In doing so, such people subliminally argue in favour of rape. To rely on one’s sentiment as a source of one’s social appreciation is to betray a yawning vacuum in one’s reasoning faculty. The reprobate argument that Busola Dakore’s revelation is an attack on the church and a way to pull the pastor down is not only offensive to morality but a profanity against the body of Christ which the church represents. The fair, objective question to ask is this; did the pastor commit the crime and similar ones brought against him? To be concerned with any other matter as far as this topic is concerned is to indulge in acts inimical to good conscience.

A crime does not expire even if it lasts for one hundred years. If Pastor Fatoyinbo of COZA committed rape, let him face the consequences. The reason why he committed the rape, the ways in which the victim is complicit in the matter and all other such nebulous, extraneous reasons negate the margins of morality.

Rape dehumanizes the victim, it traumatizes her and constitutes a permanent mental block on her mind. Some victims of rape commit suicide, some go as far as killing the rapist. Some remain unmarried and develop innate hatred for the opposite sex. Due to its very corrosive and dilapidating effect on the victims, most parts of the world have devised different punitive measures for those found guilty of rape. In a certain community in Taiwan, rapists are tied to a tree with their hands behind them and ferocious rabbits called upon to eat their manhood. In a village in Japan, the scrotum of a rapist is placed on a wooden table and a hammer employed to crush them. Now, if you flinch at the prospect of such treatment, then you must understand the level of angst against rape as an anti-social behaviour in some parts of the world. In those places, they do not have the time for civil laws and all the attendant chicanery. Justice is meted out immediately because sometimes, the law is subverted to protect the man of means. The sell-out movie, Above the Law, comes to mind.

Although it is possible for some people to be wrongly accused of rape and even sent to jail or face other consequences for an offense they didn’t commit, the act of rape should be condemned. Some mothers share blame in the increasing rate of rape across the country.
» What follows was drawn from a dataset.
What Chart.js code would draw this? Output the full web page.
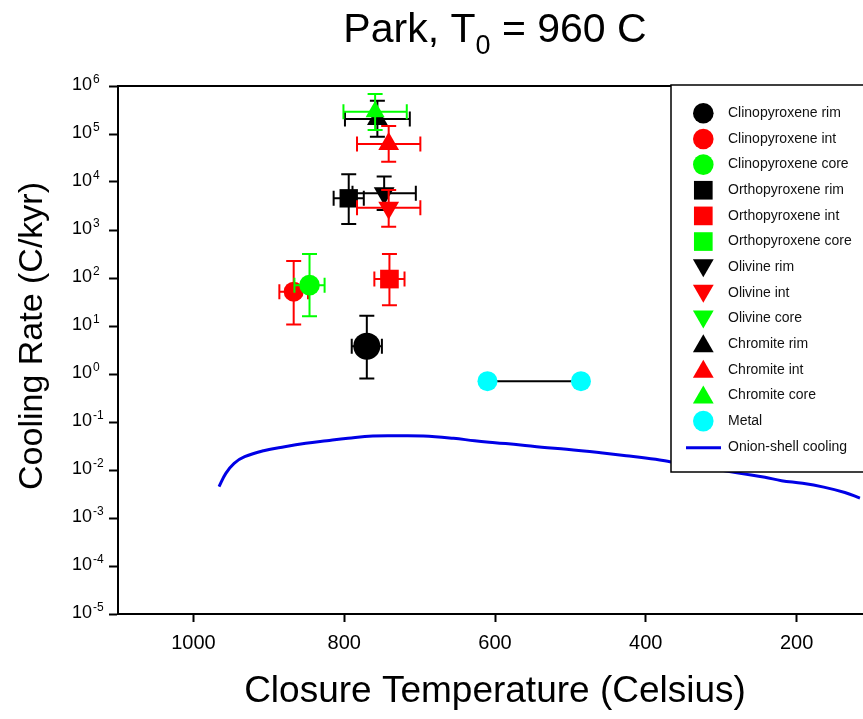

It is disheartening that some mothers dress their little girls in a very irresponsible way without realizing that some men are demented and can hardly stand the sight of female flesh. Also, some mothers leave their daughters in the care of uncles, lesson teachers, pastors, imams, neighbours, and other adult males. When it happens, the child is too scared to speak, too ashamed to speak or she is threatened by the rapist never to tell anyone.

Given the kinds of hardship millions of Nigerians are exposed to, given that our country and its leadership offer no hope for the ordinary citizen, millions of people have found succour in religious organizations. In Nigeria, churches and mosques take the centre stage. Unfortunately, the primary roles of these religious organizations have been hugely eroded by fame-seeking superstars masquerading as pastors and imams. Religious organizations that should be seen as the epicentre of morality have regrettably become platforms where immorality of unimaginable dimensions takes place.

Some people have opined that some pastors and Imams who indulge in rape do so for ritual purposes in order to keep a pact with the diabolic source of their power and wealth. Of course, every social depravity attracts its own conspiracy theory. Therefore we must give a chance to any kind of explanations especially when our critical reasoning fails to yield immediate answers.

We must collectively stand up against rape no matter who is involved. Rape cannot cease to be a crime because our pastor, relation, friend or boss is involved in it. Therefore to hide under any kind of bias to rationalize rape is not only wicked but also inhuman. Indeed, how many men of public standing today can still retain their positions if all rape victims come forward to recount their experiences? Once the truth is established, let the law take its full course.